Seoul, South Korea
At least nine people were killed in Seoul on Monday after record-breaking rain flooded homes, roads and subway stations in the South Korean capital, knocking out power and forcing hundreds to evacuate, authorities said.
South Korea’s Ministry of Internal Affairs and Security said three of the dead were trapped in a flooded semi-basement. Nine others were injured and at least seven people remain missing, the ministry said.
A total of 422 millimeters (16.6 inches) of rain fell in parts of Seoul as of midnight Monday local time, prompting authorities to raise the highest level 3 emergency alert. The city recorded 141.5 millimeters (5.6 inches) of rain per hour, the highest rate since authorities began keeping records.
Additional bouts of heavy rain are forecast to move through Seoul by Thursday, which could lead to further flash flooding in the region.
Heavy rain warnings are in effect for the metropolitan area and Gangwon-do, where rainfall of 50 to 100 millimeters (2-4 inches) per hour is possible, according to the Korea Meteorological Administration.
Pictures from across the city during Monday’s flash floods showed people wading along roads up to their thighs in water.
Although the floodwaters had largely receded by Tuesday morning, cars and buses were scattered across roads and sidewalks, blocking morning traffic.
In some parts of Seoul, sewage backed up and water poured back onto streets and subway stations, according to the Seoul Metro. A number of metro stations were closed due to flooding, with lines temporarily suspended on Monday night. As of Tuesday morning, authorities were still working to reopen the stations.
Several regions south of the Han River were hardest hit, including the affluent modern district of Gangnam, where some buildings and shops were flooded and lost power.
About 800 residents were evacuated to schools and gymnasiums or voluntarily sought shelter in local community centers as floods affected more than 700 houses and shops, according to authorities.

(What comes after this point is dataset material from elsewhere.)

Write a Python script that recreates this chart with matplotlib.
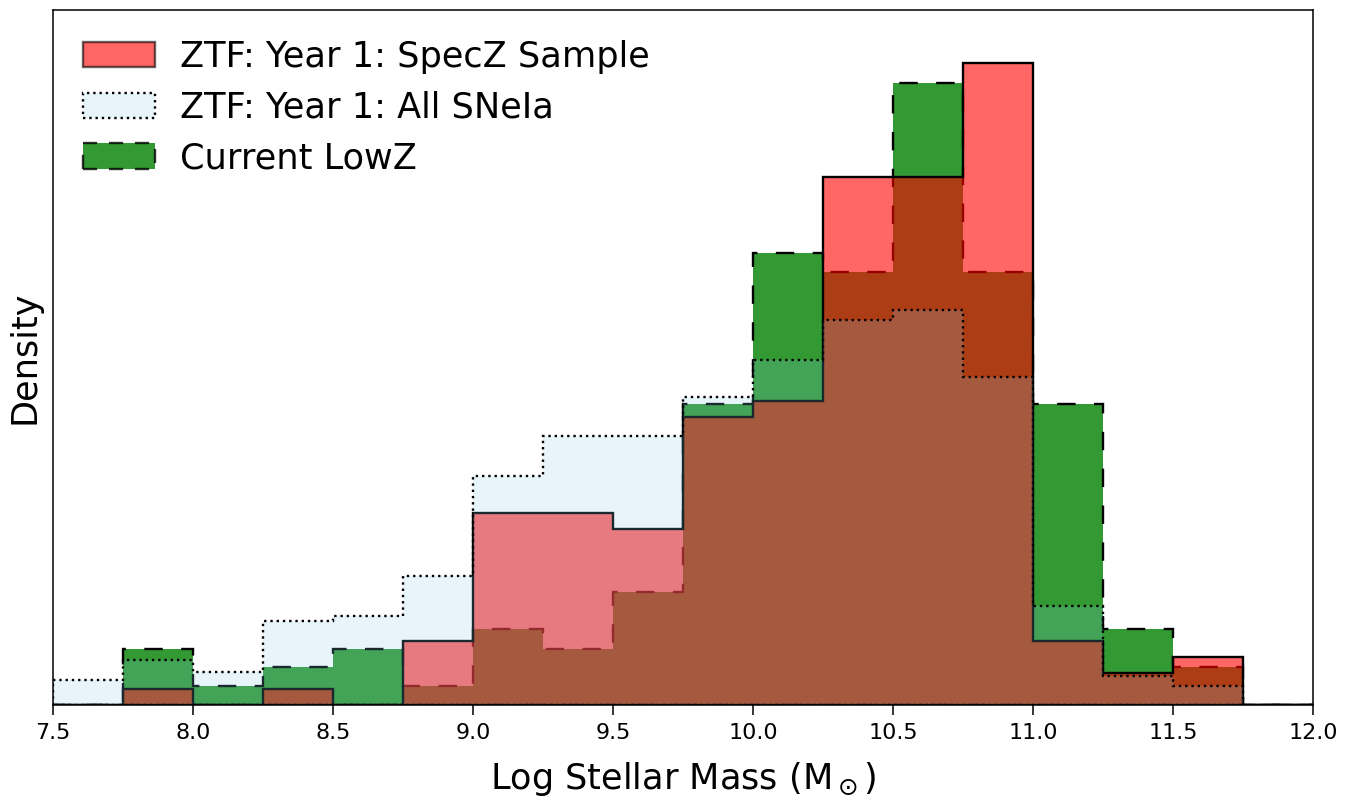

The President of South Korea, Yoon Suk-yeol sent its condolences to the victims on Tuesday, saying it would conduct an on-site inspection and work to prevent further damage.
He also pointed to the need to review the country’s disaster management system as extreme weather is expected to become more frequent due to the climate crisis.
Many countries in East Asia are now experiencing more intense daily rainfall, with summer monsoons expected to become stronger and more unpredictable as the Earth warms, according to the Intergovernmental Panel on Climate Change.
According to CNN meteorologists, more heavy rain will hit Seoul on Tuesday evening and continue into Thursday morning before ending on Thursday afternoon.
Already flooded areas could see an additional 300 millimeters (11.8 inches) of rain – which could lead to further flooding and mudslides.
Seoul typically receives an average of 348 millimeters (13.7 inches) of rain in August, the wettest month of the year there. Few places recorded this much rainfall in just one day.
Parts of Japan there were also downpours on Monday evening, with some regions of Hokkaido reporting flooding – but no injuries as of Tuesday. Authorities warned of the danger of flash floods and landslides.